Red flags in remote job offers
Watch for warning signs that payroll and deductions may become confusing later:
- The company will not say whether the role is employee or contractor
- The offer only shows gross pay and avoids deduction estimates
- Benefits costs appear late in the process
- Payroll timing changes during interviews
- No one can explain which entity employs you
- The employer says tax handling is entirely your problem without explaining the classification
- The written offer does not match what was discussed verbally
These issues are not always deal breakers, but they are reasons to ask follow-up questions. Better remote employers tend to be clearer about pay, deductions, benefits, and classification.
How payroll deductions affect career planning
Remote work can open access to better opportunities, but it also requires stronger financial planning. When you understand deductions, you can make smarter decisions about which roles fit your life.
- Compare offers using estimated net pay, not only gross pay
- Decide whether a contractor role is worth the extra responsibility
- Plan for taxes or benefits that are not automatically withheld
- Evaluate relocation, digital nomad, or cross-border work options more carefully
- Understand whether a higher salary is offset by higher benefit costs
For some job seekers, the best move is a role with simple, predictable payroll. For others, a contractor arrangement may make sense because the gross rate is higher and the flexibility is valuable. The right answer depends on your location, finances, career stage, and risk tolerance.
Important caution on tax, payroll, and employment advice
This article is general career guidance for remote job seekers. Payroll deductions, tax withholding, employment classification, benefits, and EOR arrangements can vary by country, state, province, contract, and personal circumstances. When a decision has legal, tax, payroll, or employment consequences, check official local guidance or speak with a qualified tax, legal, payroll, or employment professional.

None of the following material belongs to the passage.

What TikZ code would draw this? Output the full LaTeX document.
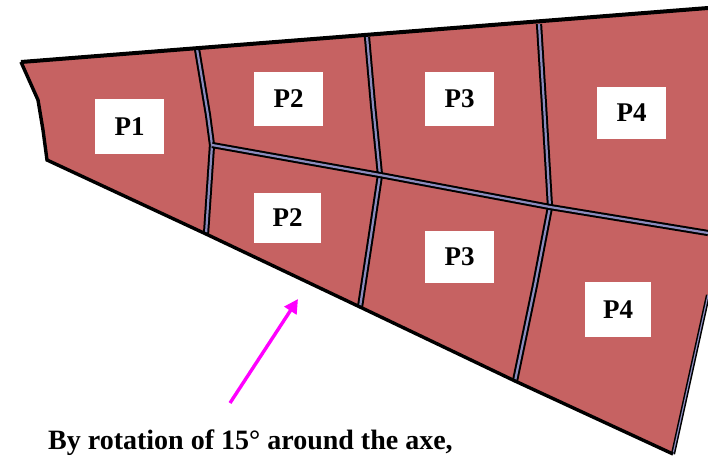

Quick checklist for remote job seekers
- Confirm whether the role is employee, contractor, or EOR-based
- Ask for a written pay and deduction breakdown before accepting
- Understand which taxes and benefits are handled through payroll
- Estimate net pay instead of relying only on gross salary
- Compare total compensation across salary, benefits, deductions, and risk
- Look for employers with transparent remote payroll practices
- Save written answers about payroll, benefits, and classification

Final takeaway
Remote job seekers should look beyond the listing, beyond the job board, and beyond the headline salary. Payroll deductions show how an offer works in real life. If you understand what will be deducted, who runs payroll, and whether the role is employee, contractor, or EOR-based, you can compare remote opportunities with more confidence.
The best remote role is not always the one with the highest advertised pay. It is the one where the compensation, deductions, benefits, flexibility, and employment setup fit your career and your life.